Take Alice Thomas, 44, a law professor who had a simple question about a damaged piece of furniture that was just delivered to her home in Northwest Washington. Question: Could she simply return the damaged part to the store or would the return require her to remove the entire heavy piece from the second floor and drive to the store in the 'burbs?

"I looked at their Web site," Thomas says. "They had one of those Ask Annas, one of those computer-animated people." Ask Anna had red hair and blue eyes and red lipstick and pink skin and moved her head side to side as though she cared. Thomas typed: "A piece of my furniture is damaged. Do I need to bring the entire piece of damaged furniture back or could I return only the damaged part?"

Anna replied pleasantly: "We want you to be satisfied. Return your furniture to the store."

As pleasant as Anna seemed, Anna had not answered the question. Thomas called the 800 number. She went through several walls of prompts, hoping to get to a human. She eventually hit the right combination of buttons and, miraculously, a human man answered.

"I tell the person my story. He says, 'Let me put you through to the return department.' I said, 'Wait! Don't go! Before you transfer me, will there be a human being on the other end of the phone?' He said, 'Yes, a human being will answer your question.' He transferred me. You do know I ended up right back in the loop. There was never a human being that answered the phone."

She gave up, dragged the heavy shelving down two flights of stairs and returned to the store to find that only the small part needed returning. "It's like, more and more, nobody wants to talk to their customers," Thomas says. "Sometimes it's frustrating because you need a human being."

Why does it make us so angry that robots don't seem to hear us? What is the difference between being heard by a machine and being heard by a human?

"It boils down to the question of power," says Jaron Lanier, a scholar-in-residence at the Center for Entrepreneurship & Technology at the University of California at Berkeley. "People are most unhappy when the machine is serving as a proxy" between themselves and the person they want to talk to. "That makes them realize they have less power. It comes down to an old-fashioned power struggle." Furthermore, Lanier says the machines require clear voices from humans speaking into them. "If you listen to the human side, that person has to talk like a robot," Lanier says. "People are turning themselves into robots to make robots function."

The transformation is almost complete. As you wander amid the voices, you think about a time when real people answered the phones, when real women split red-lipstick smiles and told you, "Honey, did you see those are on sale?" as they rang up groceries. Real men pumped gas and washed the bird stuff off your windshield. Human beings took your quarters at tollbooths, smiled reassuringly and gave you directions when you were lost.

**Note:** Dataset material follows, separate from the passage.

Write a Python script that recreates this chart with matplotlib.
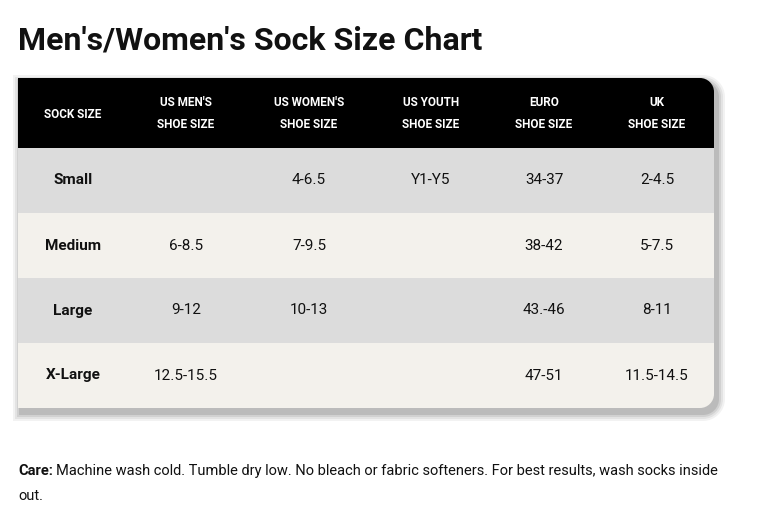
import matplotlib
matplotlib.use("Agg")
import matplotlib.pyplot as plt
from matplotlib.path import Path
from matplotlib.patches import PathPatch, Rectangle, FancyBboxPatch

title = "Men's/Women's Sock Size Chart"
headers = ["SOCK SIZE", "US MEN'S\nSHOE SIZE", "US WOMEN'S\nSHOE SIZE", "US YOUTH\nSHOE SIZE", "EURO\nSHOE SIZE", "UK\nSHOE SIZE"]
sizes = ["Small", "Medium", "Large", "X-Large"]
us_men = ["", "6-8.5", "9-12", "12.5-15.5"]
us_women = ["4-6.5", "7-9.5", "10-13", ""]
us_youth = ["Y1-Y5", "", "", ""]
euro = ["34-37", "38-42", "43.-46", "47-51"]
uk = ["2-4.5", "5-7.5", "8-11", "11.5-14.5"]

W, H = 780, 529
fig = plt.figure(figsize=(W/100, H/100), dpi=100)
ax = fig.add_axes([0, 0, 1, 1])
ax.set_xlim(0, W); ax.set_ylim(H, 0); ax.axis("off")

x0, x1, y0, y1, r = 18, 714, 78, 408, 14
def shape(x0, x1, y0, y1, r):
    k = 0.55*r
    verts = [(x0, y0), (x1-r, y0), (x1-r+k, y0), (x1, y0+r-k), (x1, y0+r),
             (x1, y1-r), (x1, y1-r+k), (x1-r+k, y1), (x1-r, y1), (x0, y1), (x0, y0)]
    codes = [Path.MOVETO, Path.LINETO, Path.CURVE4, Path.CURVE4, Path.CURVE4,
             Path.LINETO, Path.CURVE4, Path.CURVE4, Path.CURVE4, Path.LINETO, Path.CLOSEPOLY]
    return Path(verts, codes)

# shadow
for i, a in enumerate([0.05, 0.06, 0.08, 0.10]):
    d = 8 - 2*i
    ax.add_patch(PathPatch(shape(x0-d+3, x1+d+3, y0-d+5, y1+d+5, r+d), fc="black", ec="none", alpha=a))

clip = PathPatch(shape(x0, x1, y0, y1, r), fc="none", ec="none", transform=ax.transData)
ax.add_patch(clip)

cols = [sizes, us_men, us_women, us_youth, euro, uk]
xc = [73, 186, 309, 431, 544, 657]
rh = 65
hdr = Rectangle((x0, y0), x1-x0, 70, fc="black", ec="none"); ax.add_patch(hdr); hdr.set_clip_path(clip)
for i in range(len(sizes)):
    ry = y0 + 70 + i*rh
    p = Rectangle((x0, ry), x1-x0, rh, fc="#dcdcdc" if i % 2 == 0 else "#f3f1ec", ec="none")
    ax.add_patch(p); p.set_clip_path(clip)
    for j, c in enumerate(cols):
        ax.text(xc[j], ry+rh/2, c[i], ha="center", va="center", fontsize=11, family="Roboto",
                weight="bold" if j == 0 else "normal", color="#111111")
for j, h in enumerate(headers):
    ax.text(xc[j], y0+36, h, ha="center", va="center", fontsize=8.5, family="Roboto", weight="bold",
            color="white", linespacing=1.9)

ax.text(18, 40, title, ha="left", va="center", fontsize=23, family="Roboto", weight="bold", color="#111111")
ax.text(18, 471, "Care:", ha="left", va="center", fontsize=10.5, family="Roboto", weight="bold", color="#111111")
ax.text(56, 471, "Machine wash cold. Tumble dry low. No bleach or fabric softeners. For best results, wash socks inside",
        ha="left", va="center", fontsize=10.5, family="Roboto", color="#111111")
ax.text(18, 496, "out.", ha="left", va="center", fontsize=10.5, family="Roboto", color="#111111")
fig.savefig("out.png", dpi=100)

You can't tell a machine you are lost, or are having a bad day. Or can you?

"This is one chapter in the drama that started in the 19th century with the Luddites," Lanier says. The Luddites were workers who created a social movement that smashed machines and protested against changes wrought by the Industrial Revolution. The word Luddites has come to mean any person opposed to technological advances.

The Luddite movement has extended to this era of information. A movement that leads to a question, says Lanier: "What exactly happens to people when machines get more capable? I think there is almost like a cliched dialogue that happens when a worried person will say, 'Oh my God, people are losing their jobs.' And a reassuring technologist will say, 'Don't worry. They will have new jobs. You displace people from the crappy jobs, and new jobs will come along."

Then the new jobs become defined by the machines. The humans are employed to sort "whatever chinks there are in the machines' armor," Lanier says.

Intuitively, we know the machines may control our future. Many of us find ourselves powerless talking to machines that don't seem to understand all the complexities of our lives and the questions that our complex lives produce. Don't understand the sobs.

"Please speak clearly," the machines say.

Are we entering a sterile era in which humans will eventually be rendered irrelevant? Is that the societal price we pay for all the conveniences the machines allow in this do-it-yourself age? Look at all the other things that machines, computers, the Internet could someday render obsolete. Things that, not long ago, bred human contact, held power: books, phone directories, CDs, newspapers, television, movie theaters, pay phones, home telephones, vacuum cleaners pushed by humans. And the places: libraries, travel agencies, music shops, photo-developing stores. Now some people even "watch church" on television in the overflow rooms.

Does vanishing human contact mean increased loneliness?

Modern advances have also created different hubs for those seeking human interaction, says Gayle Porter, associate professor of management at Rutgers School of Business in Camden, N.J. "A good example is Starbucks," Porter says. "There is absolutely no reason to not have a cup of coffee at home. What makes you walk several blocks to sit there and pay two dollars for a cup of coffee when you could sit and drink it at home?"

The machines have forced people seeking casual human interaction out of their own comfort zones and into other ones -- often with deep, soft velvet sofas and shelves of books.

If you think about it, Porter says, the social interchange you had with the bank teller was really all done at a surface level anyway. "There was not much depth to it," she points out. "If I have to decide to get out of the house and interact with people, hopefully that will put me in contact with people I have a shared interest with and much greater opportunity for depth."

A big part of how we define ourselves as human beings is what we see reflected from other people, so if we don't have interaction with other people, we begin to feel a little bit adrift. There is a need to connect. If you say hello to someone, you want -- in fact need -- that person to acknowledge you. "It helps us to define who we are in the world through interactions with other people," Porter says.

People pass you and you wonder about the need for interaction, the need for human reflection, a mirror in a world free of machines.

That need has drawn Ethel King outdoors. King, a retired teacher of art education, is wearing a red turtleneck and standing outside a library in Silver Spring. She has come to the library this day in search of humans. In search of contact and interaction. Here, people know her, unlike the electronic voices that she often hangs up on. She is annoyed by the voices. She misses the response of humans, responses that made sense outside machine logic, responses that connected with the question asked and the person asking it.

"I wonder about the human persons who used to listen to you and understand where you were coming from," King says. "You can't help but think about it every day, how we are losing human contact with fellow human beings."